- THE DATA -
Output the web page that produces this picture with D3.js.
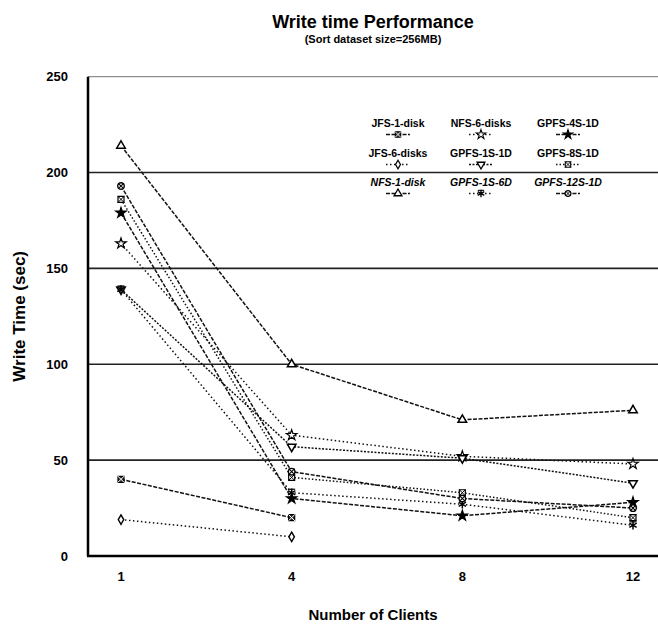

--

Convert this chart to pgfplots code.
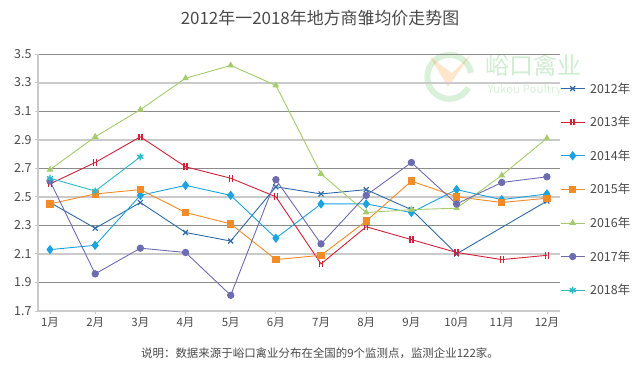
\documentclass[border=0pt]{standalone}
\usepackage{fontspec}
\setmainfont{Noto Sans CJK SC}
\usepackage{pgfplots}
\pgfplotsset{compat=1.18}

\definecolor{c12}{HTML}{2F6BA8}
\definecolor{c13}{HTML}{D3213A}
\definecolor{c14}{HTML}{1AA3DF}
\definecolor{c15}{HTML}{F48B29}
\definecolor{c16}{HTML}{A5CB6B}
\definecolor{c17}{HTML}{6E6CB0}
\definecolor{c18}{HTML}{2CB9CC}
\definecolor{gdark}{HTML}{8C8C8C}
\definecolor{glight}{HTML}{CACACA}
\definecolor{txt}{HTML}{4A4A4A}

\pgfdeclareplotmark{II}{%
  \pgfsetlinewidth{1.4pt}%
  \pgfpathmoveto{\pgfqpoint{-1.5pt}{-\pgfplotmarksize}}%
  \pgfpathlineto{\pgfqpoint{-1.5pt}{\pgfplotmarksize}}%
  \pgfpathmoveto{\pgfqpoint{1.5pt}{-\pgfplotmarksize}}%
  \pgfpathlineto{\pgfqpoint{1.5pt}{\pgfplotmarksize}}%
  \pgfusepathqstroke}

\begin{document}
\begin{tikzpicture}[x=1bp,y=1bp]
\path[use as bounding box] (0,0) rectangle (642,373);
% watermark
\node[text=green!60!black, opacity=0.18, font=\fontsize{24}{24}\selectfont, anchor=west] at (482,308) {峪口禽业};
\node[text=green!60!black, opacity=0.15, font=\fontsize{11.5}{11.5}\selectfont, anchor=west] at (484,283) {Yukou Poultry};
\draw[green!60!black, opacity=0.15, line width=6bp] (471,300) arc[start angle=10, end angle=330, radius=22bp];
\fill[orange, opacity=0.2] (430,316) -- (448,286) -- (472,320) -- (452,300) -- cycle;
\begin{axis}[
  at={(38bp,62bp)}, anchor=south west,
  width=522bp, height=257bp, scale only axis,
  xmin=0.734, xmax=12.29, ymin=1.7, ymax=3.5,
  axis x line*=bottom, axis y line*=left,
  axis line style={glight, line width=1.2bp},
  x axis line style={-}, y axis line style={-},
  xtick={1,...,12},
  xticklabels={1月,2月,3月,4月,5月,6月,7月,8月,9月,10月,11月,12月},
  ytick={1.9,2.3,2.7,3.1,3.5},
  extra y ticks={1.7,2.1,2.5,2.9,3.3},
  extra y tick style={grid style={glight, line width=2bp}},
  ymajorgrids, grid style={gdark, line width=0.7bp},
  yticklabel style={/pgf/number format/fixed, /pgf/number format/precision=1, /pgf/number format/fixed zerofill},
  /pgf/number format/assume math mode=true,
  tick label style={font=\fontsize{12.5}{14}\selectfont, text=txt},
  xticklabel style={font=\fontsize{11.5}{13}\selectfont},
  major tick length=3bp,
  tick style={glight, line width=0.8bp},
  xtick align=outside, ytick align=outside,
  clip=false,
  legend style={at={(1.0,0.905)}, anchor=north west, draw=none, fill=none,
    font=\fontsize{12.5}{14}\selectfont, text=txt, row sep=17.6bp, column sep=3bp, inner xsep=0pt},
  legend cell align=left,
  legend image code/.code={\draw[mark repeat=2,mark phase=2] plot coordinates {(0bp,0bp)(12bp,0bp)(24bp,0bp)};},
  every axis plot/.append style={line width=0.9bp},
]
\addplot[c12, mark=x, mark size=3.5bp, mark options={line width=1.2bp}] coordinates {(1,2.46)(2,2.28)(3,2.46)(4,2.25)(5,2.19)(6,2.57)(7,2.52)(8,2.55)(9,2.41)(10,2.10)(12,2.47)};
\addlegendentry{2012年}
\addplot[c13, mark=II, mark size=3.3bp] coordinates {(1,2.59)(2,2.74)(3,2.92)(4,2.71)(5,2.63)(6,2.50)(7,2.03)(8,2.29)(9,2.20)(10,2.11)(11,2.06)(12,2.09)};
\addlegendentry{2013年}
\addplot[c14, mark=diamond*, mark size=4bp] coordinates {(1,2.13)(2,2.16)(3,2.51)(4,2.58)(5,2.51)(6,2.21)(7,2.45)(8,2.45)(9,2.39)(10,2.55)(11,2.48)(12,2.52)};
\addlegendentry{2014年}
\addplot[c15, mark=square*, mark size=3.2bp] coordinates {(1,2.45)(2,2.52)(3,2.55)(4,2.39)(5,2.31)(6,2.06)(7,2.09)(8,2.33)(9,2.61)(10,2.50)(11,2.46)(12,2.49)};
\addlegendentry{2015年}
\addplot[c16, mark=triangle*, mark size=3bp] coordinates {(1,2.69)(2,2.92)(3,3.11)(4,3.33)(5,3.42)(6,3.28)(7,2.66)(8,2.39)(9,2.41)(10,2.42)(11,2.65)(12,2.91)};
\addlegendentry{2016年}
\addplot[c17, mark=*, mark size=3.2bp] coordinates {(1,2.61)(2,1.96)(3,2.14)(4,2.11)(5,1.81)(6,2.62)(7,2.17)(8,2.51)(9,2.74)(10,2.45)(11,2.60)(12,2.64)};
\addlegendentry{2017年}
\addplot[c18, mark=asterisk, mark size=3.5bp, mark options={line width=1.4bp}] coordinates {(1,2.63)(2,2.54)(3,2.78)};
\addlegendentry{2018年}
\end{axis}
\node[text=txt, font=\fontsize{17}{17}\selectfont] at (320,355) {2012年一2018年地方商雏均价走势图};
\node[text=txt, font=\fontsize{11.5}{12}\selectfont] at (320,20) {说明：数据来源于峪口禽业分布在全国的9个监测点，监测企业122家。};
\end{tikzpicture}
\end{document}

--

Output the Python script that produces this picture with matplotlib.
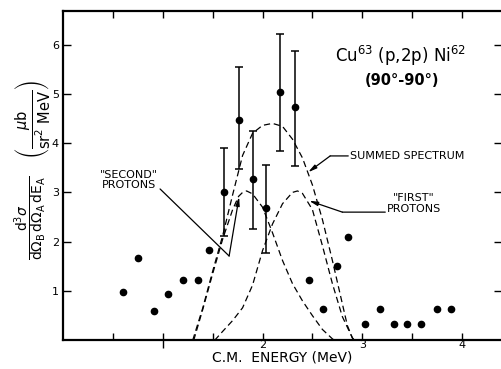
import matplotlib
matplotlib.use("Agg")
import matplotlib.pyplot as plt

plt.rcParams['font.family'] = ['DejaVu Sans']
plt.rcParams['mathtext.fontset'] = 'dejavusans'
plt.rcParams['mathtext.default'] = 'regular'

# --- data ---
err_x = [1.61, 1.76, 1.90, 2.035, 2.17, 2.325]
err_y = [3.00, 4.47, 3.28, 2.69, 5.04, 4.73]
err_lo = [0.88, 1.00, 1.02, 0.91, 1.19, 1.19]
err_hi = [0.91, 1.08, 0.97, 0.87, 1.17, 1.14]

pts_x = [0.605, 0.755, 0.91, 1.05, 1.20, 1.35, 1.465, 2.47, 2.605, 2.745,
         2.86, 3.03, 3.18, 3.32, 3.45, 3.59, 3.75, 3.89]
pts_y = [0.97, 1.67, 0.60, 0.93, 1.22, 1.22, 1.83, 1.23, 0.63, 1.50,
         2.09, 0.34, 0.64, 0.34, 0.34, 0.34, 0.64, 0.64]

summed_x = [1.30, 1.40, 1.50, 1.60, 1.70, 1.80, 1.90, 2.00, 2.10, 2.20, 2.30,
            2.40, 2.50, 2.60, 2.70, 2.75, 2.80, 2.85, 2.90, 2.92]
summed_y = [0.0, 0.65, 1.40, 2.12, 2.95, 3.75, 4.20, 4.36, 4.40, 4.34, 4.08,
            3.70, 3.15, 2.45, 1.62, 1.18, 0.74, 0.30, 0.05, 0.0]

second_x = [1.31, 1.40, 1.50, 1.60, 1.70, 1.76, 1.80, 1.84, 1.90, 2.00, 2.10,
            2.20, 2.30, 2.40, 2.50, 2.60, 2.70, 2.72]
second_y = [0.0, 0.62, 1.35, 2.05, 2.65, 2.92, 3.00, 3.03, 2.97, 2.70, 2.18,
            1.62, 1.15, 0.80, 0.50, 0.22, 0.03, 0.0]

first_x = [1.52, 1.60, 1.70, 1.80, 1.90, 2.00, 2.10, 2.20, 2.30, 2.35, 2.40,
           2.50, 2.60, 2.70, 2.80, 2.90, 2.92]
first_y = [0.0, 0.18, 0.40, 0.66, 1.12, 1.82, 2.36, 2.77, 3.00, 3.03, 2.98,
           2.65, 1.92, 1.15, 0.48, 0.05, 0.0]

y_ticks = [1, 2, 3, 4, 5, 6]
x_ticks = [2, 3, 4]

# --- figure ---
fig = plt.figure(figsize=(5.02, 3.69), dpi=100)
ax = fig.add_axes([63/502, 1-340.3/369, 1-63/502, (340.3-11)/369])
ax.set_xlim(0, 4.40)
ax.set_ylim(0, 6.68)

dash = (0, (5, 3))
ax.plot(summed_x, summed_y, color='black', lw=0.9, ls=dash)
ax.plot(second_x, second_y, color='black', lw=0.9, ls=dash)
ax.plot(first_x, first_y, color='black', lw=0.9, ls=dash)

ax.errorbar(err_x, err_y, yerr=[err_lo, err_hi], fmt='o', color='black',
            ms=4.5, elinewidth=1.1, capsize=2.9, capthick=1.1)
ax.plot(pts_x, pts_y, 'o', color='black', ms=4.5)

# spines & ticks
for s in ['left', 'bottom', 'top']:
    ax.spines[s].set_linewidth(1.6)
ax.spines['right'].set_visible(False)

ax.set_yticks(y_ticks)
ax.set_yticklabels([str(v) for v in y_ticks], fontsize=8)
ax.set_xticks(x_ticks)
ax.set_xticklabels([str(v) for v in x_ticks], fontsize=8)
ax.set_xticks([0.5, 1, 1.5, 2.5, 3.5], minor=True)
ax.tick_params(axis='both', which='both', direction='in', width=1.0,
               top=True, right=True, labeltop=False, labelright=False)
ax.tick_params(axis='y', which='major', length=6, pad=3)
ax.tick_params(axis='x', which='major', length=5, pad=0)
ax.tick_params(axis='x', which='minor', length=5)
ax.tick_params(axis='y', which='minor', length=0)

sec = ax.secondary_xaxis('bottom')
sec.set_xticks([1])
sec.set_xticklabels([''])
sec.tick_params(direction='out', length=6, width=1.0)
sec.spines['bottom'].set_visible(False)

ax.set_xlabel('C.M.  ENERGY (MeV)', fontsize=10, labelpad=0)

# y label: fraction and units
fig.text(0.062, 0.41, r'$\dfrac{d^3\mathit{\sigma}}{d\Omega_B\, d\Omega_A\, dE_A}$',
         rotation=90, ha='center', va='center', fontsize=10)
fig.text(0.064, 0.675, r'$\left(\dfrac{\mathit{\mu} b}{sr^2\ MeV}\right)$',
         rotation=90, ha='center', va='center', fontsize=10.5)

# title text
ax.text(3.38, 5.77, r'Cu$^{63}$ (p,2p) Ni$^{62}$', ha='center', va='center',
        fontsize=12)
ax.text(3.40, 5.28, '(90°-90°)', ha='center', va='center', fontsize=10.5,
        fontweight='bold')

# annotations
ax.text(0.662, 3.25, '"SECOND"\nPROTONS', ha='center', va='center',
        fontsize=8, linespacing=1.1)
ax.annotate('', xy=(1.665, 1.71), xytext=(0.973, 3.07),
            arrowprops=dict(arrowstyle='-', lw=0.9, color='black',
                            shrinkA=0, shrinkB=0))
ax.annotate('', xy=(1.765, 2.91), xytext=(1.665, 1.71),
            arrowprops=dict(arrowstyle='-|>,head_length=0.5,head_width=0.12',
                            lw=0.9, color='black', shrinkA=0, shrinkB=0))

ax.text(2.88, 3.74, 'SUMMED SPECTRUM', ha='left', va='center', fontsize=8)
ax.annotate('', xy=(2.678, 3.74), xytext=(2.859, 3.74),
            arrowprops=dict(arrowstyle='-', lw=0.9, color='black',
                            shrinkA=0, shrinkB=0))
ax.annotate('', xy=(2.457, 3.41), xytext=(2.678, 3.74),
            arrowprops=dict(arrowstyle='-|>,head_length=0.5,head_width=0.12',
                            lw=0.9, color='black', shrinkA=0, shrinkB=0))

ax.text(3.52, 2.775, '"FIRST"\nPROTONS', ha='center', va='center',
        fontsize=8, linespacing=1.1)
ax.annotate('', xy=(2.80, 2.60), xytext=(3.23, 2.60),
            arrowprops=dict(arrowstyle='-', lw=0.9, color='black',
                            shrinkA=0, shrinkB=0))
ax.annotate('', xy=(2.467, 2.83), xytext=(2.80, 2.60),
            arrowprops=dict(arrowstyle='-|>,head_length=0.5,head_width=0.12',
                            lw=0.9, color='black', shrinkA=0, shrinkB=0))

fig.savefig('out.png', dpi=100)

- YOUR INSTRUCTIONS -
From the listing above, restate verbatim the lines running from the one with "Output the Python" through the one with "2.09, 0.34, 0.64, 0.34, 0.34, 0.34, 0.64, 0.64]", inclusive, but not the pictures.

- SOLUTION TO THIS TASK -
Output the Python script that produces this picture with matplotlib.
import matplotlib
matplotlib.use("Agg")
import matplotlib.pyplot as plt

plt.rcParams['font.family'] = ['DejaVu Sans']
plt.rcParams['mathtext.fontset'] = 'dejavusans'
plt.rcParams['mathtext.default'] = 'regular'

# --- data ---
err_x = [1.61, 1.76, 1.90, 2.035, 2.17, 2.325]
err_y = [3.00, 4.47, 3.28, 2.69, 5.04, 4.73]
err_lo = [0.88, 1.00, 1.02, 0.91, 1.19, 1.19]
err_hi = [0.91, 1.08, 0.97, 0.87, 1.17, 1.14]

pts_x = [0.605, 0.755, 0.91, 1.05, 1.20, 1.35, 1.465, 2.47, 2.605, 2.745,
         2.86, 3.03, 3.18, 3.32, 3.45, 3.59, 3.75, 3.89]
pts_y = [0.97, 1.67, 0.60, 0.93, 1.22, 1.22, 1.83, 1.23, 0.63, 1.50,
         2.09, 0.34, 0.64, 0.34, 0.34, 0.34, 0.64, 0.64]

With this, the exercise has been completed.